The agreement will see both parties equally sharing the costs of the repairs, which will return the Geddington Road back to full usage and allow for the 3 tonne weight limit to be removed.
The challenge of upgrading the bridge has been difficult because the underlying structure of the bridge was made, in 1936, to the maximum capacity of 24 tonnes – the weight of HGVs at that time.
When was the weight restriction introduced?
The restriction was imposed in January 2011 as a result of concerns over the structural capacity of the bridge following a series of structural assessments and reviews which confirmed the 1936 capacity.
Cllr Michael Clarke, county council cabinet member for transport, highways and environment, said: “Thanks to our partnership between Tata Steel and Northamptonshire County Council, the bridge will be upgraded from 1936 standards to those of the twenty-first century.

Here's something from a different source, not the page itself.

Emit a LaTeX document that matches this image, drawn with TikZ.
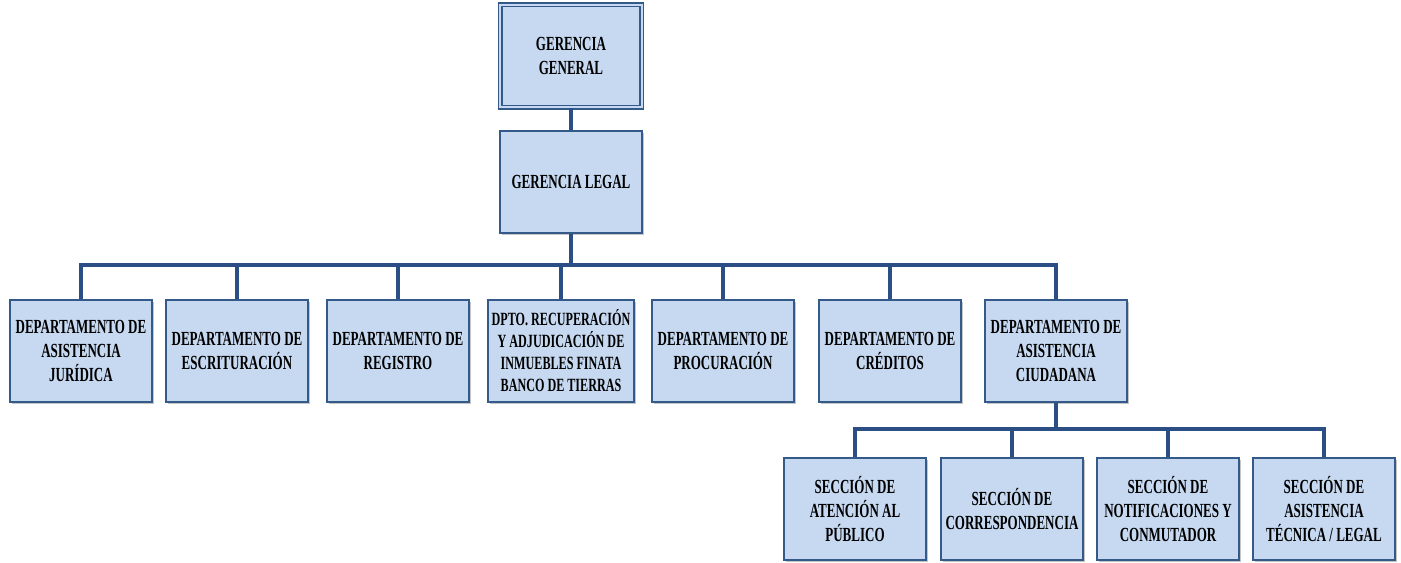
\documentclass[tikz,border=0pt]{standalone}
\usepackage{fontspec}
\newfontfamily\orgfont[FakeStretch=0.65]{Liberation Serif}
\usepackage{tikz}
\usetikzlibrary{shadows}
\definecolor{boxfill}{HTML}{C6D9F1}
\definecolor{boxline}{HTML}{345A8A}
\definecolor{linkblue}{HTML}{2B4F84}
\tikzset{
    orgbox/.style={
        rectangle,
        fill=boxfill,
        draw=boxline, line width=1.3pt,
        minimum width=106pt,
        minimum height=77pt,
        align=center,
        inner sep=1pt,
        font={\orgfont\bfseries\fontsize{15}{18}\selectfont},
        drop shadow={shadow xshift=1.6pt, shadow yshift=-1.6pt, fill=black!45, opacity=0.5}
    },
    topbox/.style={
        orgbox,
        double=boxfill, double distance=1.6pt, line width=0.9pt
    },
    dept 4/.style={
        minimum width=110pt,
        font={\orgfont\bfseries\fontsize{14}{16.5}\selectfont}
    },
    link/.style={draw=linkblue, line width=2.5pt},
}
\begin{document}
\begin{tikzpicture}[x=0.75pt, y=-0.75pt]
\useasboundingbox (0,0) rectangle (1401,562);

\node [topbox] (gg) at (571,56) {GERENCIA\\GENERAL};
\node [orgbox] (gl) at (571,182) {GERENCIA LEGAL};

\foreach \x/\t [count=\i] in {81/{DEPARTAMENTO DE\\ASISTENCIA\\JURÍDICA},
    237/{DEPARTAMENTO DE\\ESCRITURACIÓN},
    398/{DEPARTAMENTO DE\\REGISTRO},
    561/{DPTO. RECUPERACIÓN\\Y ADJUDICACIÓN DE\\INMUEBLES FINATA\\BANCO DE TIERRAS},
    723/{DEPARTAMENTO DE\\PROCURACIÓN},
    890/{DEPARTAMENTO DE\\CRÉDITOS},
    1056/{DEPARTAMENTO DE\\ASISTENCIA\\CIUDADANA}}
  \node [orgbox, dept \i/.try] (dept-\i) at (\x,351) {\t};

\foreach \x/\t [count=\i] in {855/{SECCIÓN DE\\ATENCIÓN AL\\PÚBLICO},
    1012/{SECCIÓN DE\\CORRESPONDENCIA},
    1168/{SECCIÓN DE\\NOTIFICACIONES Y\\CONMUTADOR},
    1324/{SECCIÓN DE\\ASISTENCIA\\TÉCNICA / LEGAL}}
  \node [orgbox] (sec-\i) at (\x,509) {\t};

% connectors
\coordinate (bus) at (571,265);
\coordinate (subbus) at (1056,429);

\draw [link] (gg) -- (gl);

\foreach \i in {1,...,7}
  \draw [link] (gl.south) -- (bus) -| (dept-\i.north);

\foreach \i in {1,...,4}
  \draw [link] (dept-7.south) -- (subbus) -| (sec-\i.north);

\end{tikzpicture}
\end{document}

“I’m delighted that we have now reached an agreement and that the work is now imminent. This will be an enormous relief to the people of Corby, businesses and, indeed, anyone who uses the Geddington Road.
“I’m pleased that we have been able to work together with Tata Steel to come to an agreement and reach a situation which everyone is happy with.”
What work will be done?
The bridge was created in 1936 when a railway was built under Geddington Road to serve the integrated steelworks at Corby. The bridge is owned by Tata Steel, while the carriageway on top of the bridge is the responsibility of the county council.
Work to refurbish the bridge will include constructing a new deck over the existing as well strengthening the abutments to bring it up to the current day standard of 44 tonnes.
Tata Steel will be handling the design and development of the improvements within the UK.